**PROBLEM REQUIREMENTS:**
Take the material below and retype it in full; pictures are left out.

**RECORDED DATA:**
^^^^

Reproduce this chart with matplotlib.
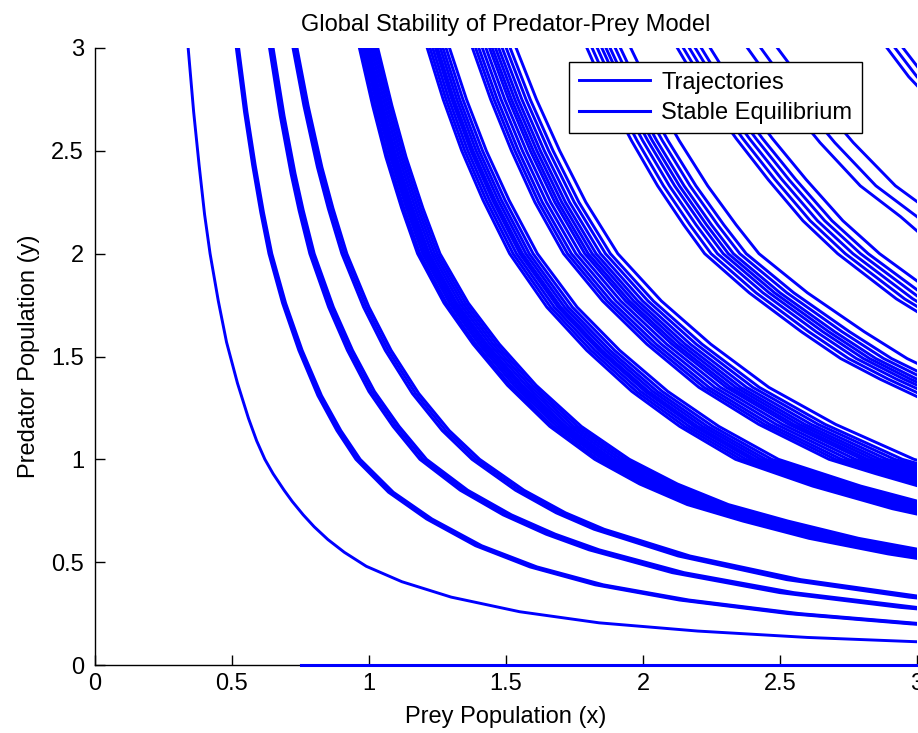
import matplotlib

matplotlib.use("Agg")

import matplotlib.pyplot as plt
import numpy as np

plt.rcParams["font.family"] = ["Liberation Sans", "DejaVu Sans"]

# centre line of each bundle of trajectories
c1_x = [0.34, 0.36, 0.38, 0.40, 0.42, 0.45, 0.48, 0.52, 0.56, 0.59, 0.62, 0.65, 0.69, 0.72, 0.76, 0.80, 0.85, 0.91, 0.99, 1.12, 1.30, 1.55, 1.84, 2.2, 2.6, 3.0, 3.3]
c1_y = [3.0, 2.69, 2.43, 2.19, 2.0, 1.77, 1.57, 1.37, 1.20, 1.09, 1.0, 0.93, 0.85, 0.795, 0.73, 0.672, 0.61, 0.548, 0.48, 0.405, 0.33, 0.259, 0.205, 0.165, 0.134, 0.113, 0.10]
c2_x = [0.52, 0.55, 0.58, 0.61, 0.64, 0.69, 0.75, 0.82, 0.89, 0.96, 1.08, 1.22, 1.4, 1.6, 1.84, 2.15, 2.55, 3.0, 3.3]
c2_y = [3.0, 2.69, 2.43, 2.20, 2.0, 1.76, 1.53, 1.31, 1.14, 1.0, 0.84, 0.71, 0.58, 0.477, 0.39, 0.316, 0.25, 0.20, 0.176]
c3_x = [0.65, 0.69, 0.73, 0.76, 0.80, 0.87, 0.94, 1.02, 1.11, 1.21, 1.36, 1.52, 1.68, 1.84, 2.15, 2.55, 3.0, 3.3]
c3_y = [3.0, 2.67, 2.39, 2.21, 2.0, 1.74, 1.53, 1.33, 1.16, 1.0, 0.85, 0.73, 0.636, 0.56, 0.449, 0.352, 0.28, 0.245]
c4_x = [0.73, 0.77, 0.82, 0.86, 0.91, 0.99, 1.07, 1.17, 1.28, 1.39, 1.55, 1.7, 1.84, 2.15, 2.55, 3.0, 3.3]
c4_y = [3.0, 2.72, 2.42, 2.22, 2.0, 1.74, 1.53, 1.32, 1.14, 1.0, 0.85, 0.74, 0.66, 0.53, 0.415, 0.33, 0.288]
b5_x = [1.0, 1.05, 1.1, 1.16, 1.22, 1.32, 1.43, 1.56, 1.72, 1.89, 2.06, 2.24, 2.45, 2.7, 3.0, 3.3]
b5_y = [3.0, 2.72, 2.47, 2.22, 2.0, 1.76, 1.56, 1.36, 1.16, 1.0, 0.88, 0.78, 0.70, 0.616, 0.54, 0.48]
b6_x = [1.25, 1.31, 1.38, 1.46, 1.56, 1.7, 1.85, 2.02, 2.2, 2.41, 2.7, 3.0, 3.3]
b6_y = [3.0, 2.75, 2.50, 2.26, 2.0, 1.74, 1.53, 1.33, 1.16, 1.0, 0.87, 0.76, 0.675]
b7_x = [1.45, 1.52, 1.6, 1.69, 1.8, 1.95, 2.12, 2.32, 2.55, 2.82, 3.0, 3.3]
b7_y = [3.0, 2.75, 2.50, 2.25, 2.0, 1.77, 1.56, 1.35, 1.17, 1.0, 0.93, 0.82]
b8_x = [1.88, 1.96, 2.05, 2.15, 2.25, 2.33, 2.5, 2.7, 2.85, 3.0, 3.3]
b8_y = [3.0, 2.77, 2.55, 2.33, 2.14, 2.0, 1.81, 1.62, 1.49, 1.39, 1.21]
b9_x = [2.18, 2.28, 2.4, 2.52, 2.65, 2.78, 3.0, 3.3]
b9_y = [3.0, 2.78, 2.56, 2.36, 2.16, 2.0, 1.78, 1.54]
b10_x = [2.43, 2.55, 2.7, 2.85, 3.0, 3.3]
b10_y = [3.0, 2.78, 2.54, 2.33, 2.18, 1.84]
b11_x = [2.92, 3.0, 3.3]
b11_y = [3.0, 2.86, 2.44]

# how far each member of a bundle sits from its centre line (x stretch)
c1_spread = [1.0]
c2_spread = [0.992, 1.0, 1.008]
c3_spread = [0.98, 0.99, 1.0]
c4_spread = [0.99, 1.0, 1.01]
b5_spread = [0.965, 0.972, 0.98, 0.987, 0.994, 1.0, 1.008, 1.016, 1.024, 1.032]
b6_spread = [0.97, 0.978, 0.986, 0.994, 1.0, 1.008, 1.016, 1.025, 1.035]
b7_spread = [0.95, 0.958, 0.966, 0.975, 0.984, 0.993, 1.0, 1.008, 1.016, 1.025, 1.035, 1.045, 1.06]
b8_spread = [0.955, 0.965, 0.975, 0.984, 0.992, 1.0, 1.01, 1.02, 1.04]
b9_spread = [0.975, 0.985, 0.995, 1.005, 1.015, 1.03]
b10_spread = [0.98, 1.0, 1.025]
b11_spread = [0.99, 1.0, 1.01]

equilibrium_x = [0.75, 3.0]
equilibrium_y = [0.0, 0.0]

ticks = [0, 0.5, 1, 1.5, 2, 2.5, 3]
tick_labels = ["0", "0.5", "1", "1.5", "2", "2.5", "3"]

bundles = [
    (c1_x, c1_y, c1_spread),
    (c2_x, c2_y, c2_spread),
    (c3_x, c3_y, c3_spread),
    (c4_x, c4_y, c4_spread),
    (b5_x, b5_y, b5_spread),
    (b6_x, b6_y, b6_spread),
    (b7_x, b7_y, b7_spread),
    (b8_x, b8_y, b8_spread),
    (b9_x, b9_y, b9_spread),
    (b10_x, b10_y, b10_spread),
    (b11_x, b11_y, b11_spread),
]

fig = plt.figure(figsize=(9.18, 7.33), dpi=100)
ax = fig.add_axes([95 / 918, 68 / 733, 822 / 918, 617 / 733])

blue = "#0000ff"
first = None
for xs, ys, spread in bundles:
    for s in spread:
        (line,) = ax.plot(np.array(xs) * s, ys, color=blue, lw=2.1,
                          solid_joinstyle="round")
        if first is None:
            first = line

(eq_line,) = ax.plot(equilibrium_x, equilibrium_y, color=blue, lw=2.2,
                     clip_on=False, zorder=5)

ax.set_xlim(0, 3)
ax.set_ylim(0, 3)
ax.set_xticks(ticks)
ax.set_xticklabels(tick_labels)
ax.set_yticks(ticks)
ax.set_yticklabels(tick_labels)
ax.tick_params(direction="in", length=7, width=1, labelsize=17)
ax.tick_params(axis="x", pad=6)
ax.tick_params(axis="y", pad=8)
for side in ("top", "right"):
    ax.spines[side].set_visible(False)
for side in ("left", "bottom"):
    ax.spines[side].set_linewidth(1)

ax.set_title("Global Stability of Predator-Prey Model", fontsize=17, pad=12)
ax.set_xlabel("Prey Population (x)", fontsize=17, labelpad=8)
ax.set_ylabel("Predator Population (y)", fontsize=17, labelpad=8)

leg = ax.legend([first, eq_line], ["Trajectories", "Stable Equilibrium"],
                loc="upper right", bbox_to_anchor=(0.933, 0.977),
                fontsize=17, fancybox=False, framealpha=1,
                edgecolor="black", handlelength=3.0, borderpad=0.4,
                labelspacing=0.35, handletextpad=0.5, borderaxespad=0)
leg.get_frame().set_linewidth(1)

fig.savefig("out.png", dpi=100)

^^^^

**THE ANSWER:**
Reproduce this chart with matplotlib.
import matplotlib

matplotlib.use("Agg")

import matplotlib.pyplot as plt
import numpy as np

plt.rcParams["font.family"] = ["Liberation Sans", "DejaVu Sans"]

# centre line of each bundle of trajectories
c1_x = [0.34, 0.36, 0.38, 0.40, 0.42, 0.45, 0.48, 0.52, 0.56, 0.59, 0.62, 0.65, 0.69, 0.72, 0.76, 0.80, 0.85, 0.91, 0.99, 1.12, 1.30, 1.55, 1.84, 2.2, 2.6, 3.0, 3.3]
c1_y = [3.0, 2.69, 2.43, 2.19, 2.0, 1.77, 1.57, 1.37, 1.20, 1.09, 1.0, 0.93, 0.85, 0.795, 0.73, 0.672, 0.61, 0.548, 0.48, 0.405, 0.33, 0.259, 0.205, 0.165, 0.134, 0.113, 0.10]
c2_x = [0.52, 0.55, 0.58, 0.61, 0.64, 0.69, 0.75, 0.82, 0.89, 0.96, 1.08, 1.22, 1.4, 1.6, 1.84, 2.15, 2.55, 3.0, 3.3]
c2_y = [3.0, 2.69, 2.43, 2.20, 2.0, 1.76, 1.53, 1.31, 1.14, 1.0, 0.84, 0.71, 0.58, 0.477, 0.39, 0.316, 0.25, 0.20, 0.176]
c3_x = [0.65, 0.69, 0.73, 0.76, 0.80, 0.87, 0.94, 1.02, 1.11, 1.21, 1.36, 1.52, 1.68, 1.84, 2.15, 2.55, 3.0, 3.3]
c3_y = [3.0, 2.67, 2.39, 2.21, 2.0, 1.74, 1.53, 1.33, 1.16, 1.0, 0.85, 0.73, 0.636, 0.56, 0.449, 0.352, 0.28, 0.245]
c4_x = [0.73, 0.77, 0.82, 0.86, 0.91, 0.99, 1.07, 1.17, 1.28, 1.39, 1.55, 1.7, 1.84, 2.15, 2.55, 3.0, 3.3]
c4_y = [3.0, 2.72, 2.42, 2.22, 2.0, 1.74, 1.53, 1.32, 1.14, 1.0, 0.85, 0.74, 0.66, 0.53, 0.415, 0.33, 0.288]
b5_x = [1.0, 1.05, 1.1, 1.16, 1.22, 1.32, 1.43, 1.56, 1.72, 1.89, 2.06, 2.24, 2.45, 2.7, 3.0, 3.3]
b5_y = [3.0, 2.72, 2.47, 2.22, 2.0, 1.76, 1.56, 1.36, 1.16, 1.0, 0.88, 0.78, 0.70, 0.616, 0.54, 0.48]
b6_x = [1.25, 1.31, 1.38, 1.46, 1.56, 1.7, 1.85, 2.02, 2.2, 2.41, 2.7, 3.0, 3.3]
b6_y = [3.0, 2.75, 2.50, 2.26, 2.0, 1.74, 1.53, 1.33, 1.16, 1.0, 0.87, 0.76, 0.675]
b7_x = [1.45, 1.52, 1.6, 1.69, 1.8, 1.95, 2.12, 2.32, 2.55, 2.82, 3.0, 3.3]
b7_y = [3.0, 2.75, 2.50, 2.25, 2.0, 1.77, 1.56, 1.35, 1.17, 1.0, 0.93, 0.82]
b8_x = [1.88, 1.96, 2.05, 2.15, 2.25, 2.33, 2.5, 2.7, 2.85, 3.0, 3.3]
b8_y = [3.0, 2.77, 2.55, 2.33, 2.14, 2.0, 1.81, 1.62, 1.49, 1.39, 1.21]
b9_x = [2.18, 2.28, 2.4, 2.52, 2.65, 2.78, 3.0, 3.3]
b9_y = [3.0, 2.78, 2.56, 2.36, 2.16, 2.0, 1.78, 1.54]
b10_x = [2.43, 2.55, 2.7, 2.85, 3.0, 3.3]
b10_y = [3.0, 2.78, 2.54, 2.33, 2.18, 1.84]
b11_x = [2.92, 3.0, 3.3]
b11_y = [3.0, 2.86, 2.44]

# how far each member of a bundle sits from its centre line (x stretch)
c1_spread = [1.0]
c2_spread = [0.992, 1.0, 1.008]
c3_spread = [0.98, 0.99, 1.0]
c4_spread = [0.99, 1.0, 1.01]
b5_spread = [0.965, 0.972, 0.98, 0.987, 0.994, 1.0, 1.008, 1.016, 1.024, 1.032]
b6_spread = [0.97, 0.978, 0.986, 0.994, 1.0, 1.008, 1.016, 1.025, 1.035]
b7_spread = [0.95, 0.958, 0.966, 0.975, 0.984, 0.993, 1.0, 1.008, 1.016, 1.025, 1.035, 1.045, 1.06]
b8_spread = [0.955, 0.965, 0.975, 0.984, 0.992, 1.0, 1.01, 1.02, 1.04]
b9_spread = [0.975, 0.985, 0.995, 1.005, 1.015, 1.03]
b10_spread = [0.98, 1.0, 1.025]
b11_spread = [0.99, 1.0, 1.01]

equilibrium_x = [0.75, 3.0]
equilibrium_y = [0.0, 0.0]

ticks = [0, 0.5, 1, 1.5, 2, 2.5, 3]
tick_labels = ["0", "0.5", "1", "1.5", "2", "2.5", "3"]

bundles = [
    (c1_x, c1_y, c1_spread),
    (c2_x, c2_y, c2_spread),
    (c3_x, c3_y, c3_spread),
    (c4_x, c4_y, c4_spread),
    (b5_x, b5_y, b5_spread),
    (b6_x, b6_y, b6_spread),
    (b7_x, b7_y, b7_spread),
    (b8_x, b8_y, b8_spread),
    (b9_x, b9_y, b9_spread),
    (b10_x, b10_y, b10_spread),
    (b11_x, b11_y, b11_spread),
]

fig = plt.figure(figsize=(9.18, 7.33), dpi=100)
ax = fig.add_axes([95 / 918, 68 / 733, 822 / 918, 617 / 733])

blue = "#0000ff"
first = None
for xs, ys, spread in bundles:
    for s in spread:
        (line,) = ax.plot(np.array(xs) * s, ys, color=blue, lw=2.1,
                          solid_joinstyle="round")
        if first is None:
            first = line

(eq_line,) = ax.plot(equilibrium_x, equilibrium_y, color=blue, lw=2.2,
                     clip_on=False, zorder=5)

ax.set_xlim(0, 3)
ax.set_ylim(0, 3)
ax.set_xticks(ticks)
ax.set_xticklabels(tick_labels)
ax.set_yticks(ticks)
ax.set_yticklabels(tick_labels)
ax.tick_params(direction="in", length=7, width=1, labelsize=17)
ax.tick_params(axis="x", pad=6)
ax.tick_params(axis="y", pad=8)
for side in ("top", "right"):
    ax.spines[side].set_visible(False)
for side in ("left", "bottom"):
    ax.spines[side].set_linewidth(1)

ax.set_title("Global Stability of Predator-Prey Model", fontsize=17, pad=12)
ax.set_xlabel("Prey Population (x)", fontsize=17, labelpad=8)
ax.set_ylabel("Predator Population (y)", fontsize=17, labelpad=8)

leg = ax.legend([first, eq_line], ["Trajectories", "Stable Equilibrium"],
                loc="upper right", bbox_to_anchor=(0.933, 0.977),
                fontsize=17, fancybox=False, framealpha=1,
                edgecolor="black", handlelength=3.0, borderpad=0.4,
                labelspacing=0.35, handletextpad=0.5, borderaxespad=0)
leg.get_frame().set_linewidth(1)

fig.savefig("out.png", dpi=100)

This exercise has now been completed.